Thanks, nice to read a sober judgment of the situation. As a both a C and C++ programmer I really appreciate your point. I would however argue that some effort should be done to enable the possibility to create some common culture. I am sure that some unbiased eyes could find subprojects where c++ (or other compiled oo/functional languages) would be better suited than c. I strongly believe that the paradigms all have their uses, and that in time the Linux project would be more powerful if it used the technology available. After all, isn't that one of the great strengths of openness?


GCC is now allowing C++ code. It will be interesting how they can keep C and C++ style unified and coherent.


> Polymorphism also gives you what amounts to functional programming without touching C's awful function pointer syntax.

Which aspects of functional programming are you talking about?

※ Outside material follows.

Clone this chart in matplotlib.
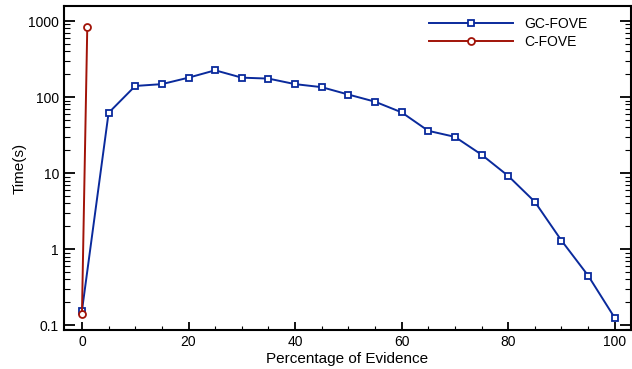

Probably operator() and passing classes that have this operator implemented around.

For me it isn't better than function pointers, also because of method - function distinction we have 2 different incompatibile kinds of functions.


The operator() does not bring you any closer to functional programming. It's just syntactic sugar, maybe even nice sugar.


> Which aspects of functional programming are you talking about?

Passing around things that do work on other things -- easy with C++ worker objects, painful with C function pointers (or worse, pointers to structs full of function pointers).